Underwater Before He Even Knew It
The tax debt was not Diego’s only problem. In the spring of 2023 — about a year before Camille died — they had financed a new SUV together. The purchase price was $44,500. By the time Diego sat down with me, the outstanding loan balance was $41,800. A recent dealer appraisal had put the vehicle’s current market value at roughly $26,000.
That gap — nearly $15,800 — left him in what lenders call a negative equity position. He owed significantly more than the car was worth, and because the vehicle was financed jointly, the loan had been part of the estate settlement. He’d kept the car because he needed it for work-related ground transportation. But the monthly payment of $847 was a weight he described as increasingly difficult to carry alongside everything else.
“The car felt like the last thing I could deal with,” he told me. “Every month I’m paying almost nine hundred dollars for something that’s worth half what I owe on it. After everything else — the grief, the debt notices — that number just sat there.”
Finding the IRS Innocent Spouse Relief Program
The $8,200 IRS notice was the item Diego tackled first, partly because ignoring it carried the most immediate consequences. A colleague at his airline mentioned that the IRS has a program specifically designed for situations like his — cases where one spouse was unaware of the other’s tax errors or omissions. Diego looked it up and found the IRS Innocent Spouse Relief program, which falls under three separate provisions: traditional innocent spouse relief, separation of liability relief, and equitable relief.
As Diego explained to me, he filed Form 8857 — the Request for Innocent Spouse Relief — in October 2024. The form required him to document that he had not known about, and had no reason to know about, the underreported income. He submitted Camille’s death certificate, copies of the joint returns, bank statements showing separate finances, and a written statement describing their financial arrangement during the marriage.
The IRS acknowledged receipt of his Form 8857 in November 2024. In February 2025 — roughly four months after he submitted it — Diego received a determination letter granting him full relief under the traditional innocent spouse provision. The $8,200 liability, including penalties and interest, was removed from his account entirely.
What the Relief Did — and Didn’t — Fix
The IRS decision was meaningful. But Diego was careful not to describe it as a turning point that resolved everything. The credit card debt in Camille’s name — the $23,400 across four accounts — was a separate matter. Because those accounts were in her name only, creditors could not legally pursue Diego for repayment of those balances under North Carolina law. But verifying that required him to consult with a consumer law attorney, which cost him $350 for a one-hour consultation.
“The innocent spouse thing was a genuine relief,” Diego told me. “Eight thousand dollars is real money. But I still have the car situation. I still had to pay a lawyer just to confirm I didn’t owe money on cards I didn’t even know existed. It’s a lot of steps just to get back to zero.”
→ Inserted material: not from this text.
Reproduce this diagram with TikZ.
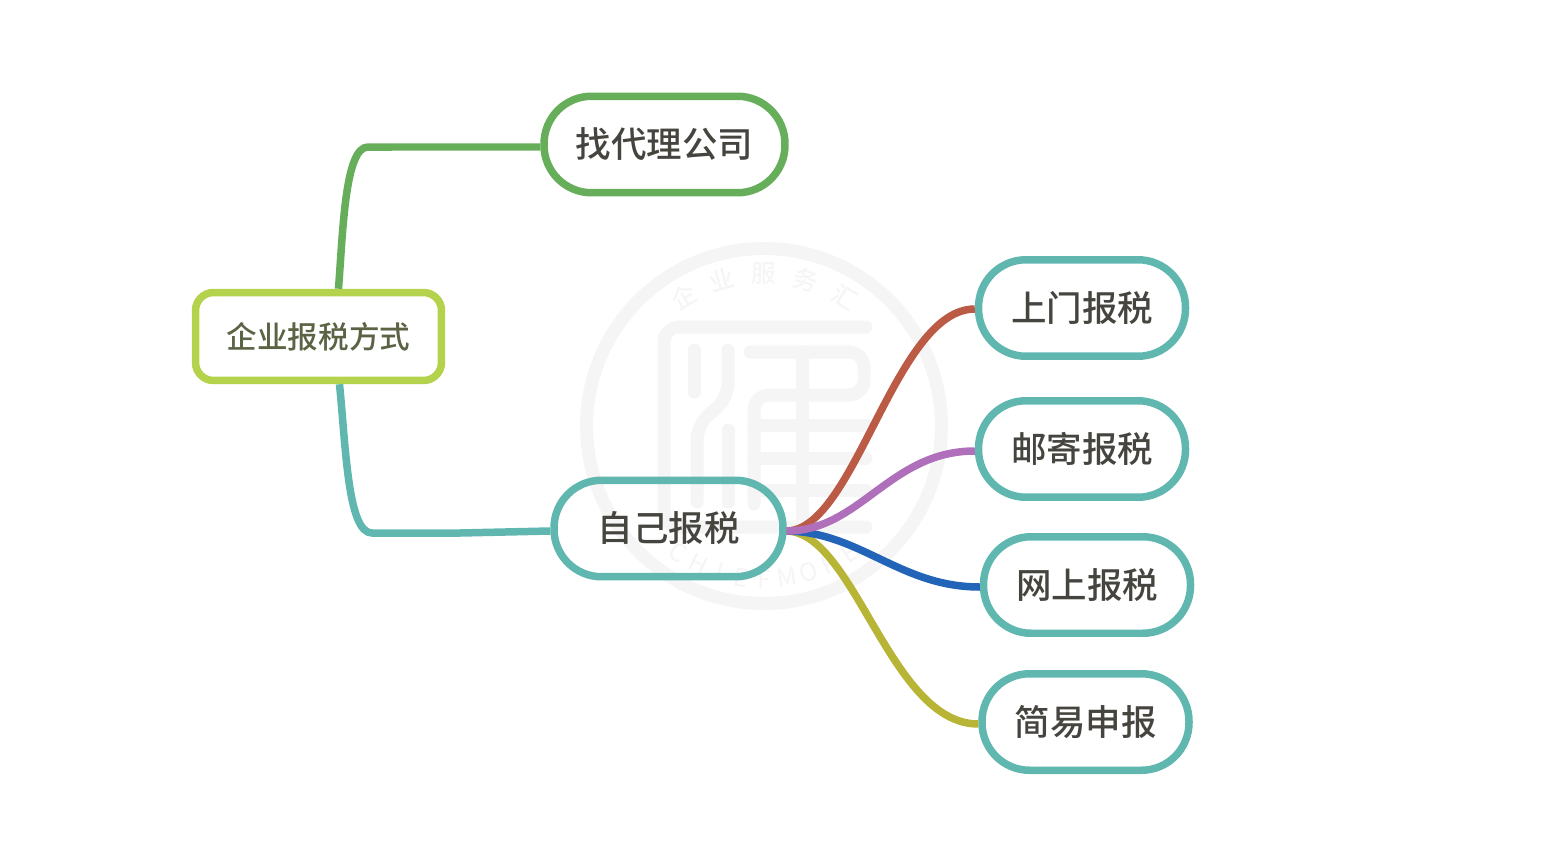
\documentclass[tikz,border=0pt]{standalone}
\usepackage{fontspec}
\setmainfont{Noto Sans CJK SC}
\newfontfamily\topicfont{Noto Sans CJK SC Medium}
\usepackage{xcolor}
\usetikzlibrary{positioning}
\definecolor{wmgray}{HTML}{F5F5F5}
\definecolor{txtdark}{HTML}{45443F}
\definecolor{txtroot}{HTML}{5A6344}
\definecolor{limeline}{HTML}{B5D24C}
\definecolor{greenline}{HTML}{67AE5B}
\definecolor{tealline}{HTML}{5FB7B0}
\definecolor{redline}{HTML}{BB5A45}
\definecolor{purpleline}{HTML}{B06FBB}
\definecolor{blueline}{HTML}{2265B8}
\definecolor{oliveline}{HTML}{B8B536}
\tikzset{
    topicbox/.style={draw=tealline, line width=0.15cm, rounded corners=0.95cm, minimum width=4.14cm, minimum height=1.93cm, inner sep=0pt, text=txtdark, font=\topicfont\fontsize{20.2}{24}\selectfont},
    rootbox/.style={draw=limeline, line width=0.15cm, rounded corners=0.36cm, minimum width=4.92cm, minimum height=1.76cm, inner sep=0pt, text=txtroot, font=\topicfont\fontsize{17.4}{20}\selectfont},
    branch/.style={line width=0.15cm},
    wmstroke/.style={draw=wmgray, line width=0.26cm, line cap=round, line join=round, rounded corners=0.3cm},
    wmtext/.style={text=wmgray, inner sep=0pt}
}
\begin{document}
\begin{tikzpicture}[x=0.02cm, y=-0.02cm]
\useasboundingbox (0,0) rectangle (1550,848);

% watermark seal
\draw[draw=wmgray, line width=0.26cm] (764,426) circle[radius=3.55cm];
\draw[wmstroke] (866,327) -- (664,327) -- (664,527) -- (866,527);
\draw[wmstroke] (694,350) -- (694,392);
\draw[wmstroke] (728,350) -- (728,398) -- (697,425) -- (697,502);
\draw[wmstroke] (728,430) -- (728,502);
\draw[wmstroke] (750,352) -- (864,352) -- (864,395) -- (754,395) -- (754,504);
\draw[wmstroke] (802,352) -- (802,520);
\draw[wmstroke] (754,425) -- (866,425);
\draw[wmstroke] (754,458) -- (866,458);
\draw[wmstroke] (754,490) -- (866,490);
\foreach \ch [count=\i from 0] in {企,业,服,务,汇} {
    \pgfmathsetmacro{\ang}{-32+16*\i}
    \node[wmtext, rotate=-\ang, font=\topicfont\fontsize{14}{16}\selectfont] (wm\i) at ({764+152*sin(\ang)},{426-152*cos(\ang)}) {\ch};
}
\foreach \ch [count=\i from 0] in {C,H,I,E,F,M,O,R,E} {
    \pgfmathsetmacro{\ang}{-34+8.5*\i}
    \node[wmtext, rotate=\ang, font=\fontsize{14}{16}\selectfont] (wb\i) at ({764+153*sin(\ang)},{426+153*cos(\ang)}) {\ch};
}

% nodes
\node[rootbox] (root) at (318.5,336.5) {企业报税方式};
\node[topicbox, draw=greenline, minimum width=4.82cm] (agent) at (664.5,144.5) {找代理公司};
\node[topicbox, minimum width=4.58cm] (self) at (668.5,528.5) {自己报税};
\node[topicbox] (visit) at (1082,308) {上门报税};
\node[topicbox] (mail) at (1082,449) {邮寄报税};
\node[topicbox] (online) at (1087,585) {网上报税};
\node[topicbox] (simple) at (1085.5,722) {简易申报};

% main branches
\draw[branch, greenline] ([xshift=0.4cm]root.north) .. controls (343,230) and (345,147) .. (368,147) -- ([yshift=-0.05cm]agent.west);
\draw[branch, tealline] ([xshift=0.42cm]root.south) .. controls (346,450) and (348,533) .. (372,533) -- (460,533) -- ([yshift=-0.05cm]self.west);

% sub branches
\draw[branch, oliveline] ([yshift=-0.05cm]self.east) .. controls (855,533) and (890,724) .. ([yshift=-0.04cm]simple.west);
\draw[branch, blueline] ([yshift=-0.05cm]self.east) .. controls (860,532) and (900,587) .. ([yshift=-0.04cm]online.west);
\draw[branch, redline] ([yshift=-0.05cm]self.east) .. controls (855,530) and (895,309) .. ([yshift=-0.02cm]visit.west);
\draw[branch, purpleline] ([yshift=-0.05cm]self.east) .. controls (860,531) and (890,451) .. ([yshift=-0.04cm]mail.west);
\end{tikzpicture}
\end{document}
On the auto loan, Diego’s options were more limited. He contacted his lender — a major national bank — in January 2025 and asked about a loan modification or refinancing. The bank confirmed that refinancing was not feasible given the negative equity, and offered no hardship modification because Diego’s income had not declined. He was current on payments and considered low-risk. That assessment, while accurate, offered him no practical relief.
Where He Stands Now
When I followed up with Diego in late March 2026, he was two years removed from Camille’s death and — in his own words — somewhere between exhausted and cautiously steady. The IRS relief had removed the most urgent threat. The car was still a problem he was waiting to outlast rather than solve, making extra principal payments when work schedules allowed to reduce the gap between what he owed and what the vehicle was worth.
He had also started working with a nonprofit credit counselor — not a debt settlement company, he was clear about that distinction — to review his overall financial picture. According to the Consumer Financial Protection Bureau, nonprofit credit counselors are required to provide services regardless of a client’s ability to pay and are legally prohibited from steering clients toward products that benefit the counselor. Diego said that distinction mattered to him after a difficult year of navigating institutions he’d had no reason to deal with before.
“I’m not where I want to be,” he told me. “But I know what I’m dealing with now. That’s different from a year ago. A year ago I was opening envelopes and not even knowing what I was reading.”
Diego told me he wished he’d known about the innocent spouse relief program earlier. He found it by accident through a coworker’s offhand comment. The IRS does publish Form 8857 and its instructions publicly at IRS.gov, but Diego said nothing in the deficiency notice itself mentioned the possibility of applying for it.
What Diego’s experience captures is a specific financial scenario that doesn’t have a clean resolution — one where a high income doesn’t insulate you from the consequences of information you didn’t have. He wasn’t reckless. He wasn’t uninformed about money in general. He was blindsided. And the path back wasn’t one program or one phone call. It was a sequence of steps, some of which worked and some of which are still ongoing.
Sitting across from him in that coffee shop, I noticed he never once described feeling sorry for himself — only frustrated that the systems involved required so much navigation at a moment when he had very little bandwidth. That distinction, I think, is worth something.